* Begin *
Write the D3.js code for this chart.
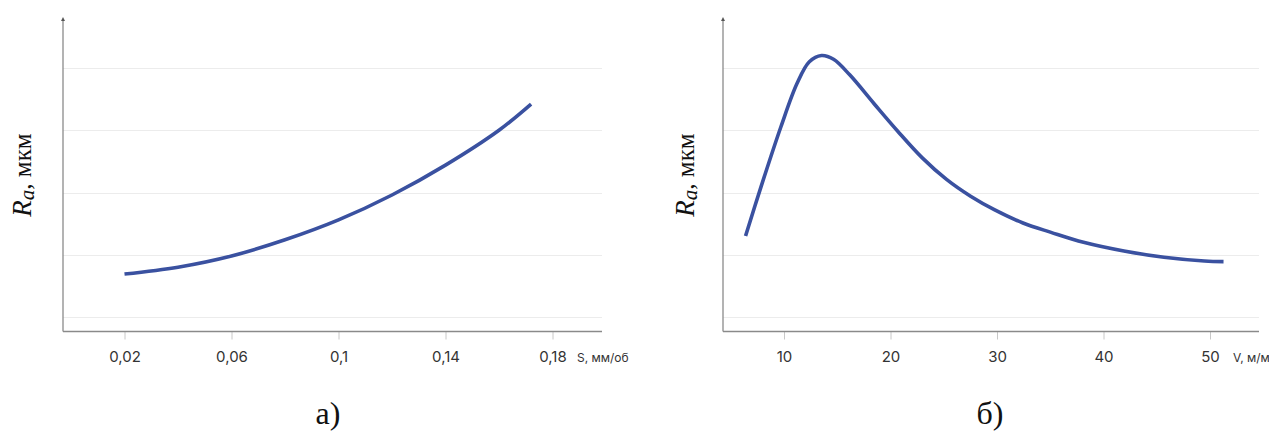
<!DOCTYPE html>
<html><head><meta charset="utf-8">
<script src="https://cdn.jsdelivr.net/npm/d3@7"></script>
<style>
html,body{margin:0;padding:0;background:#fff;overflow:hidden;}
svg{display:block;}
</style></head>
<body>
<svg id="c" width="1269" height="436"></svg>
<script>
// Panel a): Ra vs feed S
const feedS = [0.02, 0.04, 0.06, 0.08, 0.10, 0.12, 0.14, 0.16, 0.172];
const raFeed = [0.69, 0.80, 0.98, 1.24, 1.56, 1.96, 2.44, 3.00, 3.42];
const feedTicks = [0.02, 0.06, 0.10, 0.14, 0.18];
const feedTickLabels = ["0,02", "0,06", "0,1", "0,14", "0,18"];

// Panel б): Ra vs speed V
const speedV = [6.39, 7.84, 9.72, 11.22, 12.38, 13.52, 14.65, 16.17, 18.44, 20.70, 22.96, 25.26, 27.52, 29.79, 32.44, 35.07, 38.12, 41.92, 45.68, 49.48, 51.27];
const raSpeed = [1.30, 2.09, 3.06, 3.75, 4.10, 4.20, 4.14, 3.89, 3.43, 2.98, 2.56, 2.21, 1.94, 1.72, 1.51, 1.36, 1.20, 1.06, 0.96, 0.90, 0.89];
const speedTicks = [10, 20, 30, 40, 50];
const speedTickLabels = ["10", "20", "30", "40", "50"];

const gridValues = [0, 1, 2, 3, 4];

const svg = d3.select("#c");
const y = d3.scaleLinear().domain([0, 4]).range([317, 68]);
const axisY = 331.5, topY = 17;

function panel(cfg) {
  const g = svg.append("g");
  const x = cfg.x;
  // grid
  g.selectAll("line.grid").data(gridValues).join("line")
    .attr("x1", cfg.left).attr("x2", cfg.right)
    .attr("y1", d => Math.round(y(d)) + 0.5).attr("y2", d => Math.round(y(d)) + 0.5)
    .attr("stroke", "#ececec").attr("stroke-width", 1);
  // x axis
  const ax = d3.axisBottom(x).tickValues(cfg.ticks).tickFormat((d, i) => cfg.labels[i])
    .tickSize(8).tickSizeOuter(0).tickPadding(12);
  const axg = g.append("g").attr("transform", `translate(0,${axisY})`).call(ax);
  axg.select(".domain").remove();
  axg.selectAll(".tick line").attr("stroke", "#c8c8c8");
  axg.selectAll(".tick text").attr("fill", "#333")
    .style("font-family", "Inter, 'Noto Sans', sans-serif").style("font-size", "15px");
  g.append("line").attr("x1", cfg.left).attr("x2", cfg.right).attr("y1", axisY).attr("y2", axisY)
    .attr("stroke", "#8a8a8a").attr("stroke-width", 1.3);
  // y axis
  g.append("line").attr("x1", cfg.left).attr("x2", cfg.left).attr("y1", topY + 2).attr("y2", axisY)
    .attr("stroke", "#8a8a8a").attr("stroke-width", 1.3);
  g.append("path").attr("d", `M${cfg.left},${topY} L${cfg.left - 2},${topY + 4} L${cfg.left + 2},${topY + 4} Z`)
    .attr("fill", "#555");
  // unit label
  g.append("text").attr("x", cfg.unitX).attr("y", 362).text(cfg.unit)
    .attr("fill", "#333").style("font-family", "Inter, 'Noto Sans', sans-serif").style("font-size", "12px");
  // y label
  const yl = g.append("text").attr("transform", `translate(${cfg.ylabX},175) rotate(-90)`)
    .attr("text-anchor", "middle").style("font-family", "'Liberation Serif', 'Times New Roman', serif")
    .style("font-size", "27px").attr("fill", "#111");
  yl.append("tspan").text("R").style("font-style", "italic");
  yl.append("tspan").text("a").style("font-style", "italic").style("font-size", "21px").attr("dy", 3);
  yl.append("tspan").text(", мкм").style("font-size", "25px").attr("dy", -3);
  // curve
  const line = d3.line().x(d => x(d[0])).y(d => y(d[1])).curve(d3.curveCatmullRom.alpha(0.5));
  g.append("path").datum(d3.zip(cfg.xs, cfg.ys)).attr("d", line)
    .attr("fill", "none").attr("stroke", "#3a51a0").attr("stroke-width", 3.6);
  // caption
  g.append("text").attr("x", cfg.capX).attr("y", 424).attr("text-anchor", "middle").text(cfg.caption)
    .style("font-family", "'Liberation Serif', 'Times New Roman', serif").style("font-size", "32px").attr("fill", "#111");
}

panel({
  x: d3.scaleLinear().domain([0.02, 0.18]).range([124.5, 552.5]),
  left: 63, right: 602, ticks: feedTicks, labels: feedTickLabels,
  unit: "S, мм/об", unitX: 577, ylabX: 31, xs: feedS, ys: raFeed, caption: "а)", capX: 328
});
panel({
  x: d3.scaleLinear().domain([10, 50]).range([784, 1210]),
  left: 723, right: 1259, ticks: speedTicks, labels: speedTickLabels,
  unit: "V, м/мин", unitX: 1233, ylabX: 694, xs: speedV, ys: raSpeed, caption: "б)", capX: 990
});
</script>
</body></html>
* End *
Directions for this task: Pictures stay out. Repeat only the lines from the beginning of the data through the line that has "const axisY = 331.5, topY = 17;".

Worked solution:
Write the D3.js code for this chart.
<!DOCTYPE html>
<html><head><meta charset="utf-8">
<script src="https://cdn.jsdelivr.net/npm/d3@7"></script>
<style>
html,body{margin:0;padding:0;background:#fff;overflow:hidden;}
svg{display:block;}
</style></head>
<body>
<svg id="c" width="1269" height="436"></svg>
<script>
// Panel a): Ra vs feed S
const feedS = [0.02, 0.04, 0.06, 0.08, 0.10, 0.12, 0.14, 0.16, 0.172];
const raFeed = [0.69, 0.80, 0.98, 1.24, 1.56, 1.96, 2.44, 3.00, 3.42];
const feedTicks = [0.02, 0.06, 0.10, 0.14, 0.18];
const feedTickLabels = ["0,02", "0,06", "0,1", "0,14", "0,18"];

// Panel б): Ra vs speed V
const speedV = [6.39, 7.84, 9.72, 11.22, 12.38, 13.52, 14.65, 16.17, 18.44, 20.70, 22.96, 25.26, 27.52, 29.79, 32.44, 35.07, 38.12, 41.92, 45.68, 49.48, 51.27];
const raSpeed = [1.30, 2.09, 3.06, 3.75, 4.10, 4.20, 4.14, 3.89, 3.43, 2.98, 2.56, 2.21, 1.94, 1.72, 1.51, 1.36, 1.20, 1.06, 0.96, 0.90, 0.89];
const speedTicks = [10, 20, 30, 40, 50];
const speedTickLabels = ["10", "20", "30", "40", "50"];

const gridValues = [0, 1, 2, 3, 4];

const svg = d3.select("#c");
const y = d3.scaleLinear().domain([0, 4]).range([317, 68]);
const axisY = 331.5, topY = 17;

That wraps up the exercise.